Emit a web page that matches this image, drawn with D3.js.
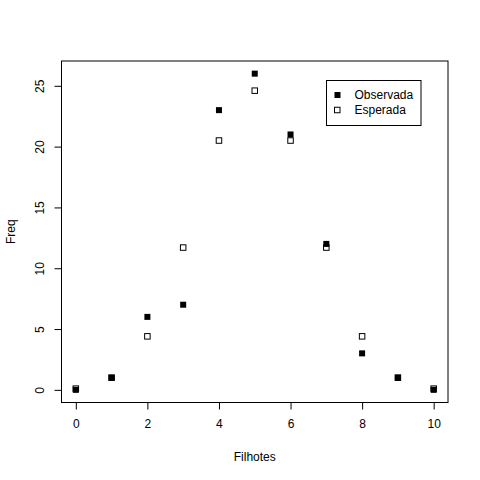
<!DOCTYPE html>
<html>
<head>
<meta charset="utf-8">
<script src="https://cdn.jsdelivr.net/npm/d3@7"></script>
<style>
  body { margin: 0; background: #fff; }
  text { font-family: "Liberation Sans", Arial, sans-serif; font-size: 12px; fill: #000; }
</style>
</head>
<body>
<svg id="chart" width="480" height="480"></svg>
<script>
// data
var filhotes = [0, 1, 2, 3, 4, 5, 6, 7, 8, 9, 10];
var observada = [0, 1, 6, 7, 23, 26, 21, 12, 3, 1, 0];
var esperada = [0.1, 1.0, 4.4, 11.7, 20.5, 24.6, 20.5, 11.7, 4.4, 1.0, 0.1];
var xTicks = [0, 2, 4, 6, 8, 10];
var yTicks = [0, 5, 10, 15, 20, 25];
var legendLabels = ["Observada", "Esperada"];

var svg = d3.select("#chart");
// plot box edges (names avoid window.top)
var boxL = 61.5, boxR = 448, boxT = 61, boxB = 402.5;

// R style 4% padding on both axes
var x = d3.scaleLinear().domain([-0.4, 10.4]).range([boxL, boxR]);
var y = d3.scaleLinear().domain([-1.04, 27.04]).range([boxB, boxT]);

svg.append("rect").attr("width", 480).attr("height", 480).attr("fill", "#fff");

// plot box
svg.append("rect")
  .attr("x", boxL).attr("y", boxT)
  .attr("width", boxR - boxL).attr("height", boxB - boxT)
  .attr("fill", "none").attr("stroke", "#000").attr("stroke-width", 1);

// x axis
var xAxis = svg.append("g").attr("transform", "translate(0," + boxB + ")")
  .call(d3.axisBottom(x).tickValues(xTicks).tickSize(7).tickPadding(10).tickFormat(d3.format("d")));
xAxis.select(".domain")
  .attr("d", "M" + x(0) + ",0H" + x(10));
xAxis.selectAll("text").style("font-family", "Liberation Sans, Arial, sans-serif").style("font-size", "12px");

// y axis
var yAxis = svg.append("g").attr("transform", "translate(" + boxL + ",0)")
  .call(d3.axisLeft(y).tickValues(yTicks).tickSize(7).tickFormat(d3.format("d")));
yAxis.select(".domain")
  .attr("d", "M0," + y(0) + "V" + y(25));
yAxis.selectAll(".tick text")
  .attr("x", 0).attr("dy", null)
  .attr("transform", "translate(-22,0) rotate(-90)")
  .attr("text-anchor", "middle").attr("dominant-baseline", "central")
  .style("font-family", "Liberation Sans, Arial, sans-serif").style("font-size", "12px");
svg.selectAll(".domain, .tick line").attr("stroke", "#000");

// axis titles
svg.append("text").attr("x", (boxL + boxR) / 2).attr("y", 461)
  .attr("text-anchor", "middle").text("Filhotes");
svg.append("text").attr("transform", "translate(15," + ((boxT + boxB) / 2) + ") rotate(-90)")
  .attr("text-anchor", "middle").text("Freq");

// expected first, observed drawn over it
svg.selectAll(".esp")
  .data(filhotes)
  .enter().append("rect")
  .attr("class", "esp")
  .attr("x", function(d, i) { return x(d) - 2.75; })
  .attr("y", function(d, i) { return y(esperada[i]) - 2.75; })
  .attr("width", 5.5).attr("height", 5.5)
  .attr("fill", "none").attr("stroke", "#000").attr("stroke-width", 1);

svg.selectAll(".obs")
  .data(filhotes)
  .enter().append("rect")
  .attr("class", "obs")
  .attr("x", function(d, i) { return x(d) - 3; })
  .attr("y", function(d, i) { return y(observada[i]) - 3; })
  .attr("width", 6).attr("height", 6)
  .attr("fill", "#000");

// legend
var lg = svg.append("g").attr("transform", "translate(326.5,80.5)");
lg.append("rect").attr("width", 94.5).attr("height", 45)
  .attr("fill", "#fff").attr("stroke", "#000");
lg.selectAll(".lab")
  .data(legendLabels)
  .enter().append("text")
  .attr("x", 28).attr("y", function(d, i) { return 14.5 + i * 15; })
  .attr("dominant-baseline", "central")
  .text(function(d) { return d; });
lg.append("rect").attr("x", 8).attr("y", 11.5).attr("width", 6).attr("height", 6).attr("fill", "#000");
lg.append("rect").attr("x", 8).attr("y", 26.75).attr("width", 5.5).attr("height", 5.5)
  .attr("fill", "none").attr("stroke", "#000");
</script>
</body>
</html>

::::::

Goal of the exercise:
Pick out all lines from the data above in which the word "drawn" appears.

Response below:
Emit a web page that matches this image, drawn with D3.js.
// expected first, observed drawn over it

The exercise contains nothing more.